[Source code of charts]
start
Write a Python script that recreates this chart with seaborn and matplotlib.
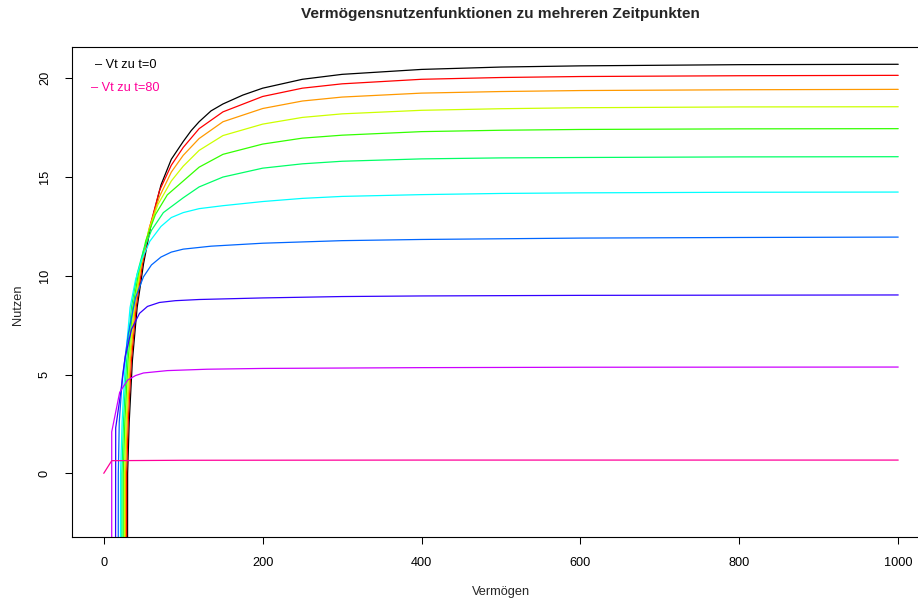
import seaborn as sns
import matplotlib.pyplot as plt
import pandas as pd

# Vermögensnutzenfunktionen V_t(W)
zeitpunkte = ["t=0", "t=8", "t=16", "t=24", "t=32", "t=40", "t=48", "t=56", "t=64", "t=72", "t=80"]
farben = ["#000000", "#FF0000", "#FF9900", "#CCFF00", "#33FF00", "#00FF66",
          "#00FFFF", "#0066FF", "#3300FF", "#CC00FF", "#FF0099"]

x_t0 = [29, 30, 32, 36, 42, 50, 60, 72, 85, 100, 110, 120, 135, 150, 175, 200, 250, 300, 400, 500, 600, 800, 1000]
y_t0 = [-40, 0.0, 2.6, 5.7, 8.4, 10.6, 12.7, 14.6, 15.9, 16.8, 17.35, 17.8, 18.35, 18.7, 19.15, 19.5, 19.95, 20.2, 20.45, 20.57, 20.63, 20.69, 20.71]

x_t8 = [27.7, 28.7, 30.7, 34.7, 40.7, 48.7, 58.7, 70, 85, 100, 120, 150, 200, 250, 300, 400, 500, 600, 800, 1000]
y_t8 = [-40, 0.0, 2.6, 5.7, 8.4, 10.6, 12.6, 14.3, 15.6, 16.5, 17.45, 18.3, 19.08, 19.5, 19.72, 19.95, 20.04, 20.09, 20.13, 20.15]

x_t16 = [26.4, 27.4, 29.4, 33.4, 39.4, 47, 57, 70, 85, 100, 120, 150, 200, 250, 300, 400, 500, 600, 800, 1000]
y_t16 = [-40, 0.0, 2.6, 5.7, 8.4, 10.5, 12.4, 14.0, 15.25, 16.1, 16.95, 17.8, 18.47, 18.85, 19.05, 19.25, 19.33, 19.38, 19.42, 19.44]

x_t24 = [25.2, 26.2, 28.2, 32.2, 38.2, 46, 56, 68, 85, 100, 120, 150, 200, 250, 300, 400, 500, 600, 800, 1000]
y_t24 = [-40, 0.0, 2.6, 5.7, 8.4, 10.4, 12.2, 13.6, 14.8, 15.55, 16.35, 17.1, 17.68, 18.02, 18.2, 18.38, 18.46, 18.51, 18.55, 18.56]

x_t32 = [23.5, 24.5, 26.5, 30.5, 36.5, 44, 53, 65, 80, 100, 120, 150, 200, 250, 300, 400, 500, 600, 800, 1000]
y_t32 = [-40, 0.0, 2.6, 5.7, 8.4, 10.2, 11.8, 13.1, 14.1, 14.8, 15.5, 16.15, 16.67, 16.97, 17.12, 17.3, 17.37, 17.41, 17.44, 17.45]

x_t40 = [21.8, 22.8, 24.8, 28.8, 34.8, 42, 50, 60, 75, 100, 120, 150, 200, 250, 300, 400, 500, 600, 800, 1000]
y_t40 = [-40, 0.0, 2.6, 5.7, 8.4, 10.1, 11.3, 12.3, 13.2, 13.95, 14.5, 15.0, 15.45, 15.67, 15.8, 15.92, 15.97, 15.99, 16.02, 16.03]

x_t48 = [20.1, 21.1, 23.1, 27.1, 33.1, 40, 48, 58, 72, 85, 100, 120, 150, 200, 250, 300, 400, 500, 600, 800, 1000]
y_t48 = [-40, 0.0, 2.6, 5.7, 8.4, 9.8, 10.85, 11.75, 12.5, 12.95, 13.2, 13.4, 13.55, 13.76, 13.92, 14.02, 14.11, 14.17, 14.2, 14.23, 14.24]

x_t56 = [17.6, 18.3, 19.5, 23.5, 31, 40, 50, 60, 72, 85, 100, 135, 200, 300, 400, 600, 800, 1000]
y_t56 = [-40, 0.0, 2.6, 4.9, 7.1, 8.9, 9.95, 10.55, 10.95, 11.2, 11.35, 11.5, 11.65, 11.78, 11.84, 11.91, 11.94, 11.96]

x_t64 = [14, 15, 21, 27, 35, 45, 55, 70, 90, 120, 200, 300, 400, 600, 800, 1000]
y_t64 = [-40, 2.3, 4.0, 5.9, 7.3, 8.1, 8.45, 8.65, 8.74, 8.8, 8.88, 8.95, 8.98, 9.01, 9.02, 9.03]

x_t72 = [9.9, 10, 20, 30, 40, 50, 80, 130, 200, 400, 600, 1000]
y_t72 = [-40, 2.1, 4.1, 4.72, 4.95, 5.08, 5.2, 5.27, 5.31, 5.35, 5.37, 5.38]

x_t80 = [0, 10, 100, 400, 1000]
y_t80 = [0.0, 0.64, 0.66, 0.67, 0.67]

alle_x = [x_t0, x_t8, x_t16, x_t24, x_t32, x_t40, x_t48, x_t56, x_t64, x_t72, x_t80]
alle_y = [y_t0, y_t8, y_t16, y_t24, y_t32, y_t40, y_t48, y_t56, y_t64, y_t72, y_t80]

# long format for seaborn
frames = []
for t, xs, ys in zip(zeitpunkte, alle_x, alle_y):
    frames.append(pd.DataFrame({"Vermögen": xs, "Nutzen": ys, "t": t}))
df = pd.concat(frames, ignore_index=True)

sns.set_style("ticks")
plt.rcParams["font.family"] = ["Liberation Sans", "DejaVu Sans"]

fig = plt.figure(figsize=(9.18, 6.04), dpi=100)
# R-style plot region (right edge runs past the picture)
ax = fig.add_axes([72 / 918, 66.7 / 604, 858 / 918, 490.6 / 604])

sns.lineplot(
    data=df, x="Vermögen", y="Nutzen", hue="t",
    hue_order=zeitpunkte, palette=dict(zip(zeitpunkte, farben)),
    sort=False, estimator=None, legend=False, linewidth=0.9, ax=ax
)

ax.set_xlim(-40, 1040)
ax.set_ylim(-3.24, 21.6)
ax.set_xticks([0, 200, 400, 600, 800, 1000])
ax.set_yticks([0, 5, 10, 15, 20])
ax.set_xlabel("")
ax.set_ylabel("")

for side in ["left", "right", "top", "bottom"]:
    ax.spines[side].set_visible(True)
    ax.spines[side].set_linewidth(0.8)
    ax.spines[side].set_color("black")

ax.tick_params(axis="both", direction="out", length=5.2, width=0.75,
               color="black", labelsize=9.2, labelcolor="black")
ax.tick_params(axis="x", pad=9)
ax.tick_params(axis="y", pad=10, labelrotation=90)
for lab in ax.get_yticklabels():
    lab.set_va("center")

# legend as plain coloured text (like R's legend with bty="n")
fig.text(95 / 918, 1 - 65 / 604, "– Vt zu t=0", fontsize=9.2, color="black",
         va="center", ha="left")
fig.text(91 / 918, 1 - 87.7 / 604, "– Vt zu t=80", fontsize=9.2, color="#FF0099",
         va="center", ha="left")

fig.text(500.5 / 918, 1 - 14 / 604, "Vermögensnutzenfunktionen zu mehreren Zeitpunkten",
         fontsize=11.1, fontweight="bold", ha="center", va="center")
fig.text(501 / 918, 1 - 592 / 604, "Vermögen", fontsize=9.2, ha="center", va="center")
fig.text(17.5 / 918, 1 - 305 / 604, "Nutzen", fontsize=9.2, rotation=90,
         ha="center", va="center")

fig.savefig("out.png", dpi=100)
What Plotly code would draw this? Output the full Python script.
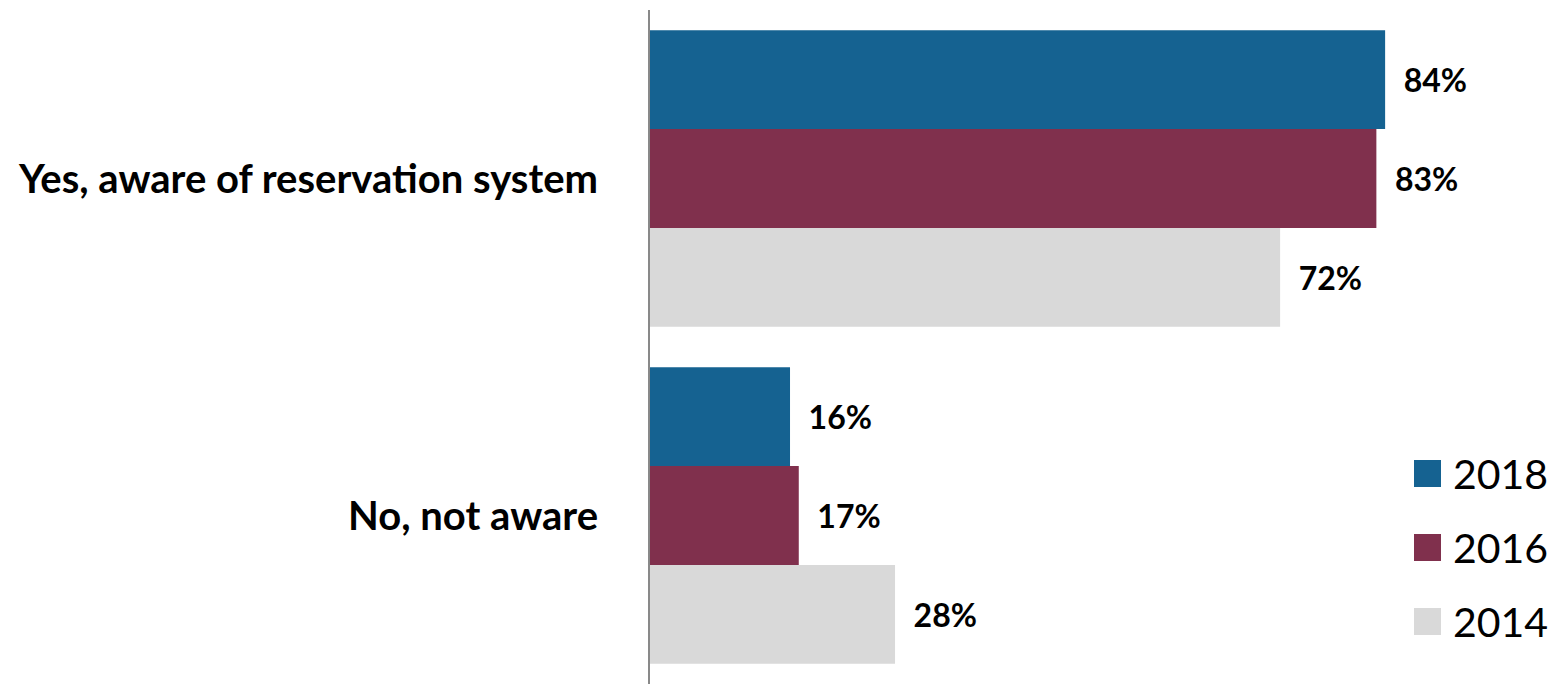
end
• EXERCISE DESCRIPTION: Every line from the top of the entries through the line that holds "import pandas as pd" is to be quoted exactly, please, and nothing else; omit the pictures.

• EXPECTED ANSWER:
Write a Python script that recreates this chart with seaborn and matplotlib.
import seaborn as sns
import matplotlib.pyplot as plt
import pandas as pd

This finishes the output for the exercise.